As we talked I realized she needs me to be there for her. We're both busy people and when she's home I'm not and vice versa. Sometimes when we spend time together all I do is talk. I talk about my life about what happened in class or how I'm feeling. I ask how she's doing but once she starts telling me - I jump right in saying how I've had a similar experience or can relate to her. But sometimes she just wants me to listen. She just wants me to hear her vent and just to listen.
It made me realize that I'm not always the best listener.
I think sometimes in the midst of trying really hard to relate to others, I end up just talking about myself. Which I know, is probably very annoying.

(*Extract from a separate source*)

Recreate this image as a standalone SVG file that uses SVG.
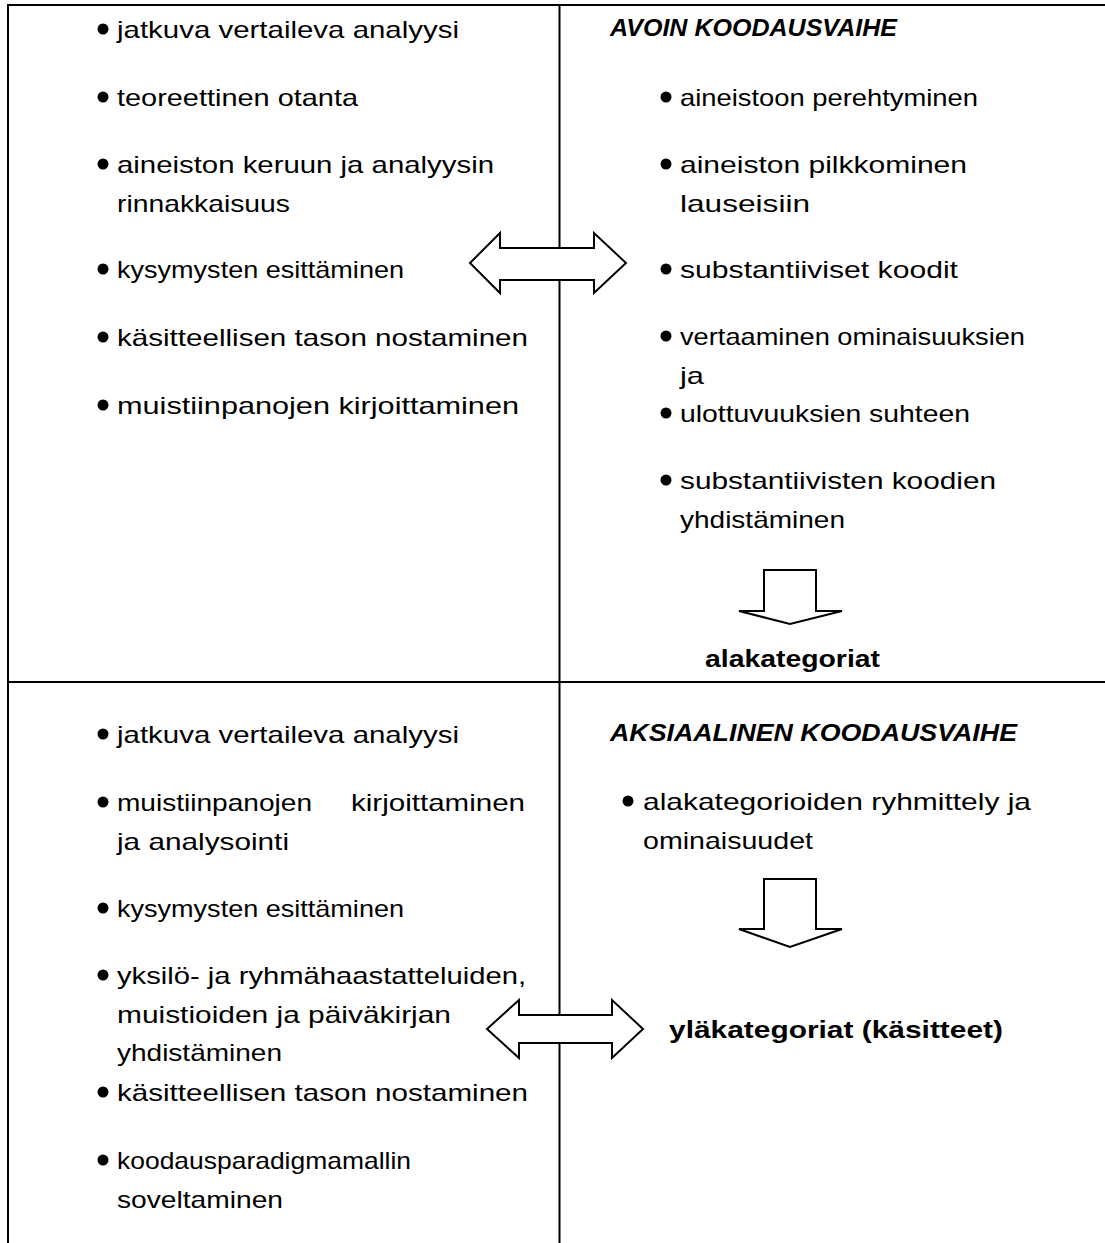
<svg xmlns="http://www.w3.org/2000/svg" width="1105" height="1243" viewBox="0 0 1105 1243">
<style>
.t{font-family:"Liberation Sans",Arial,sans-serif;font-size:24px;fill:#000}
.b{font-weight:bold}
.bi{font-weight:bold;font-style:italic}
.line{stroke:#000;stroke-width:2;fill:none}
.arr{stroke:#000;stroke-width:2;fill:#fff;stroke-linejoin:miter}
.dot{fill:#000}
</style>
<rect width="1105" height="1243" fill="#fff"/>
<g id="table">
<line class="line" x1="8" y1="5" x2="1105" y2="5"/>
<line class="line" x1="8" y1="4" x2="8" y2="1243"/>
<line class="line" x1="559.5" y1="5" x2="559.5" y2="1243"/>
<line class="line" x1="8" y1="682" x2="1105" y2="682"/>
</g>
<g id="connectors">
<path class="arr" d="M470,263 L500,233 L500,248 L594,248 L594,233 L626,263 L594,293 L594,280 L500,280 L500,293 Z"/>
<path class="arr" d="M487,1029 L519,1000 L519,1015 L612,1015 L612,1000 L643,1029 L612,1058 L612,1043 L519,1043 L519,1058 Z"/>
<path class="arr" d="M764,570 L816,570 L816,611 L842,611 L790,624 L739,611 L764,611 Z"/>
<path class="arr" d="M764,879 L816,879 L816,929 L842,929 L790,947 L739,929 L764,929 Z"/>
</g>
<g id="node-r1-left">
<circle class="dot" cx="103" cy="29" r="5.5"/>
<text class="t" x="117" y="38" textLength="342" lengthAdjust="spacingAndGlyphs">jatkuva vertaileva analyysi</text>
<circle class="dot" cx="103" cy="97" r="5.5"/>
<text class="t" x="117" y="106" textLength="241" lengthAdjust="spacingAndGlyphs">teoreettinen otanta</text>
<circle class="dot" cx="103" cy="164" r="5.5"/>
<text class="t" x="117" y="173" textLength="377" lengthAdjust="spacingAndGlyphs">aineiston keruun ja analyysin</text>
<text class="t" x="117" y="212" textLength="173" lengthAdjust="spacingAndGlyphs">rinnakkaisuus</text>
<circle class="dot" cx="103" cy="269" r="5.5"/>
<text class="t" x="117" y="278" textLength="287" lengthAdjust="spacingAndGlyphs">kysymysten esittäminen</text>
<circle class="dot" cx="103" cy="337" r="5.5"/>
<text class="t" x="117" y="346" textLength="411" lengthAdjust="spacingAndGlyphs">käsitteellisen tason nostaminen</text>
<circle class="dot" cx="103" cy="405" r="5.5"/>
<text class="t" x="117" y="414" textLength="402" lengthAdjust="spacingAndGlyphs">muistiinpanojen kirjoittaminen</text>
</g>
<g id="node-r1-right">
<text class="t bi" x="610" y="36" textLength="287" lengthAdjust="spacingAndGlyphs">AVOIN KOODAUSVAIHE</text>
<circle class="dot" cx="666" cy="97" r="5.5"/>
<text class="t" x="680" y="106" textLength="298" lengthAdjust="spacingAndGlyphs">aineistoon perehtyminen</text>
<circle class="dot" cx="666" cy="164" r="5.5"/>
<text class="t" x="680" y="173" textLength="287" lengthAdjust="spacingAndGlyphs">aineiston pilkkominen</text>
<text class="t" x="680" y="212" textLength="130" lengthAdjust="spacingAndGlyphs">lauseisiin</text>
<circle class="dot" cx="666" cy="269" r="5.5"/>
<text class="t" x="680" y="278" textLength="278" lengthAdjust="spacingAndGlyphs">substantiiviset koodit</text>
<circle class="dot" cx="666" cy="336" r="5.5"/>
<text class="t" x="680" y="345" textLength="345" lengthAdjust="spacingAndGlyphs">vertaaminen ominaisuuksien</text>
<text class="t" x="680" y="384" textLength="24" lengthAdjust="spacingAndGlyphs">ja</text>
<circle class="dot" cx="666" cy="413" r="5.5"/>
<text class="t" x="680" y="422" textLength="290" lengthAdjust="spacingAndGlyphs">ulottuvuuksien suhteen</text>
<circle class="dot" cx="666" cy="480" r="5.5"/>
<text class="t" x="680" y="489" textLength="316" lengthAdjust="spacingAndGlyphs">substantiivisten koodien</text>
<text class="t" x="680" y="528" textLength="165" lengthAdjust="spacingAndGlyphs">yhdistäminen</text>
<text class="t b" x="705" y="667" textLength="175" lengthAdjust="spacingAndGlyphs">alakategoriat</text>
</g>
<g id="node-r2-left">
<circle class="dot" cx="103" cy="734" r="5.5"/>
<text class="t" x="117" y="743" textLength="342" lengthAdjust="spacingAndGlyphs">jatkuva vertaileva analyysi</text>
<circle class="dot" cx="103" cy="802" r="5.5"/>
<text class="t" x="117" y="811" textLength="195" lengthAdjust="spacingAndGlyphs">muistiinpanojen</text>
<text class="t" x="351" y="811" textLength="174" lengthAdjust="spacingAndGlyphs">kirjoittaminen</text>
<text class="t" x="117" y="850" textLength="172" lengthAdjust="spacingAndGlyphs">ja analysointi</text>
<circle class="dot" cx="103" cy="908" r="5.5"/>
<text class="t" x="117" y="917" textLength="287" lengthAdjust="spacingAndGlyphs">kysymysten esittäminen</text>
<circle class="dot" cx="103" cy="975" r="5.5"/>
<text class="t" x="117" y="984" textLength="409" lengthAdjust="spacingAndGlyphs">yksilö- ja ryhmähaastatteluiden,</text>
<text class="t" x="117" y="1023" textLength="334" lengthAdjust="spacingAndGlyphs">muistioiden ja päiväkirjan</text>
<text class="t" x="117" y="1061" textLength="165" lengthAdjust="spacingAndGlyphs">yhdistäminen</text>
<circle class="dot" cx="103" cy="1092" r="5.5"/>
<text class="t" x="117" y="1101" textLength="411" lengthAdjust="spacingAndGlyphs">käsitteellisen tason nostaminen</text>
<circle class="dot" cx="103" cy="1160" r="5.5"/>
<text class="t" x="117" y="1169" textLength="294" lengthAdjust="spacingAndGlyphs">koodausparadigmamallin</text>
<text class="t" x="117" y="1208" textLength="166" lengthAdjust="spacingAndGlyphs">soveltaminen</text>
</g>
<g id="node-r2-right">
<text class="t bi" x="610" y="741" textLength="407" lengthAdjust="spacingAndGlyphs">AKSIAALINEN KOODAUSVAIHE</text>
<circle class="dot" cx="628" cy="801" r="5.5"/>
<text class="t" x="643" y="810" textLength="388" lengthAdjust="spacingAndGlyphs">alakategorioiden ryhmittely ja</text>
<text class="t" x="643" y="849" textLength="170" lengthAdjust="spacingAndGlyphs">ominaisuudet</text>
<text class="t b" x="669" y="1038" textLength="334" lengthAdjust="spacingAndGlyphs">yläkategoriat (käsitteet)</text>
</g>
</svg>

It's a change I have to make in order to be more empathetic with others and really understand what they're feeling. It's taken me time to realize that sometimes people don't want this perfect advice that might fix all their problems. Sometimes people just need a shoulder to lean on and a person who is willing to be there and listen about the stuff they are going through. They want someone who is just there with them throughout the confusion of life.
It's interesting because I only do this with people who are close to me. At school, I keep to myself so I feel like once I'm with my loved ones I have to release all my energy and talk my head off.
But I'm going to start practicing the art of listening. Just yesterday after listening to my sister, it felt like I could relate to her in a very different way. I really understood what she felt, in a way I hadn't taken the time to listen to in a long time.
So note to self: listen more and talk less because it might be the best thing you do.